● **Requirement**
Copy the records that follow exactly as written, but not their pictures.

● **Input records**

───

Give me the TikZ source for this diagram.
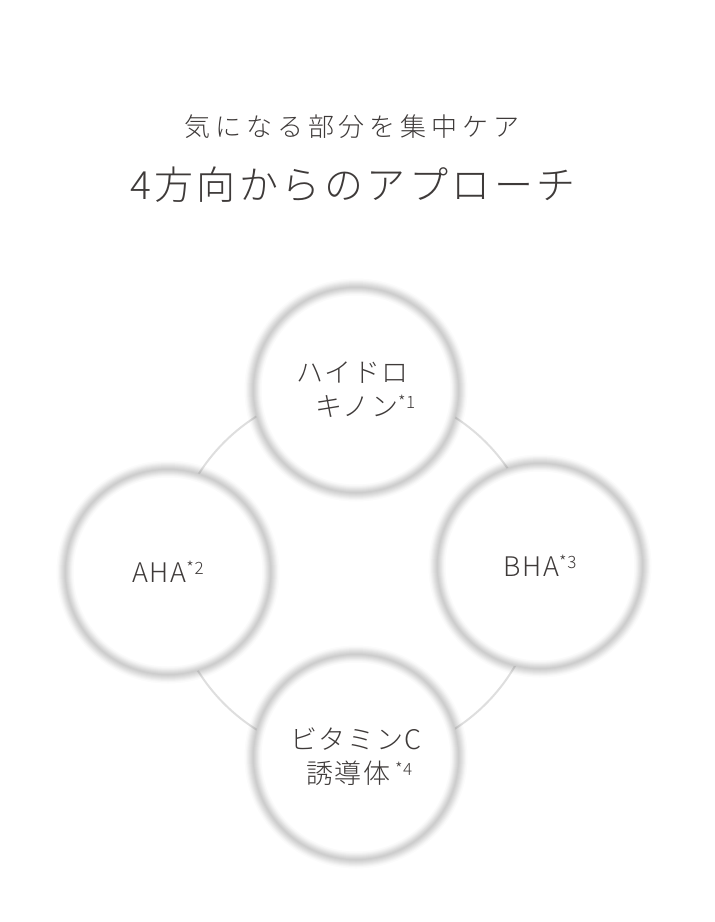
\documentclass[tikz,border=0pt]{standalone}
\usepackage{fontspec}
\setmainfont{Noto Sans CJK JP}[UprightFont=* Light]
\definecolor{ink}{RGB}{62,58,57}
\definecolor{haze}{RGB}{145,145,145}
\definecolor{link}{RGB}{222,222,222}
\newcommand{\fn}[1]{\raisebox{.3em}{\fontsize{17}{17}\selectfont\addfontfeatures{LetterSpace=4}*#1}}
\tikzset{
  bubble/.style={circle,minimum size=206pt,inner sep=0pt,fill=white,text=ink,align=left,
    font=\fontsize{27}{34}\selectfont\addfontfeatures{LetterSpace=6},
    postaction={draw=haze,line width=17pt,opacity=.04},
    postaction={draw=haze,line width=14pt,opacity=.05},
    postaction={draw=haze,line width=12pt,opacity=.06},
    postaction={draw=haze,line width=10pt,opacity=.07},
    postaction={draw=haze,line width=8pt,opacity=.08},
    postaction={draw=haze,line width=6pt,opacity=.08},
    postaction={draw=haze,line width=4pt,opacity=.08},
    postaction={draw=haze,line width=2pt,opacity=.08}},
  heading/.style={text=ink,inner sep=0pt}
}
\begin{document}
\begin{tikzpicture}
[x=1pt,y=-1pt]
\useasboundingbox (0,0) rectangle (715,922);
\node [heading,font=\fontsize{26}{30}\selectfont\addfontfeatures{LetterSpace=19}] (lead) at (352,127) {気になる部分を集中ケア};
\node [heading,font=\fontsize{39}{44}\selectfont\addfontfeatures{LetterSpace=9}] (headline) at (353,185) {4方向からのアプローチ};
\coordinate (mid) at (355,573);
\draw [link,line width=2pt] (mid) circle [radius=185pt];
\node [bubble] (hq) at (356,390) {ハイドロ\\\hspace*{19pt}キノン\fn{1}};
\node [bubble] (aha) at (168,572) {AHA\fn{2}};
\node [bubble] (bha) at (540,566) {BHA\fn{3}};
\node [bubble] (vcd) at (356,757) {ビタミンC\\\hspace*{16pt}誘導体\,\fn{4}};
\end{tikzpicture}
\end{document}
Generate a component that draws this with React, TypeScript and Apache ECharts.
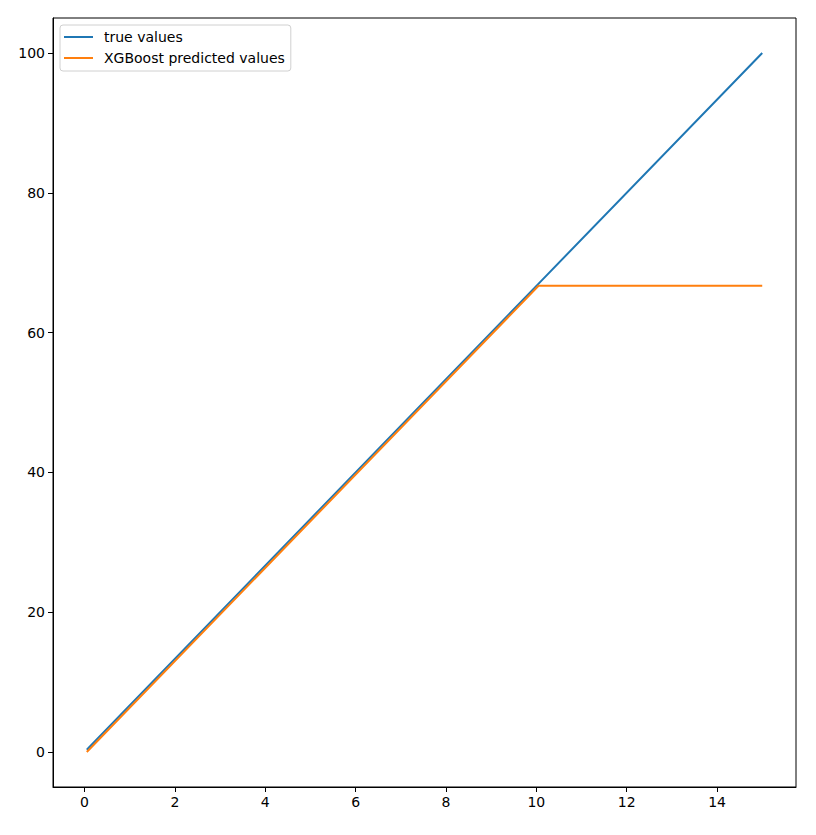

───

● **The reply**
Give me the TikZ source for this diagram.
\documentclass[tikz,border=0pt]{standalone}
\usepackage{fontspec}
\setmainfont{Noto Sans CJK JP}[UprightFont=* Light]
\definecolor{ink}{RGB}{62,58,57}
\definecolor{haze}{RGB}{145,145,145}
\definecolor{link}{RGB}{222,222,222}
\newcommand{\fn}[1]{\raisebox{.3em}{\fontsize{17}{17}\selectfont\addfontfeatures{LetterSpace=4}*#1}}
\tikzset{
  bubble/.style={circle,minimum size=206pt,inner sep=0pt,fill=white,text=ink,align=left,
    font=\fontsize{27}{34}\selectfont\addfontfeatures{LetterSpace=6},
    postaction={draw=haze,line width=17pt,opacity=.04},
    postaction={draw=haze,line width=14pt,opacity=.05},
    postaction={draw=haze,line width=12pt,opacity=.06},
    postaction={draw=haze,line width=10pt,opacity=.07},
    postaction={draw=haze,line width=8pt,opacity=.08},
    postaction={draw=haze,line width=6pt,opacity=.08},
    postaction={draw=haze,line width=4pt,opacity=.08},
    postaction={draw=haze,line width=2pt,opacity=.08}},
  heading/.style={text=ink,inner sep=0pt}
}
\begin{document}
\begin{tikzpicture}
[x=1pt,y=-1pt]
\useasboundingbox (0,0) rectangle (715,922);
\node [heading,font=\fontsize{26}{30}\selectfont\addfontfeatures{LetterSpace=19}] (lead) at (352,127) {気になる部分を集中ケア};
\node [heading,font=\fontsize{39}{44}\selectfont\addfontfeatures{LetterSpace=9}] (headline) at (353,185) {4方向からのアプローチ};
\coordinate (mid) at (355,573);
\draw [link,line width=2pt] (mid) circle [radius=185pt];
\node [bubble] (hq) at (356,390) {ハイドロ\\\hspace*{19pt}キノン\fn{1}};
\node [bubble] (aha) at (168,572) {AHA\fn{2}};
\node [bubble] (bha) at (540,566) {BHA\fn{3}};
\node [bubble] (vcd) at (356,757) {ビタミンC\\\hspace*{16pt}誘導体\,\fn{4}};
\end{tikzpicture}
\end{document}
Generate a component that draws this with React, TypeScript and Apache ECharts.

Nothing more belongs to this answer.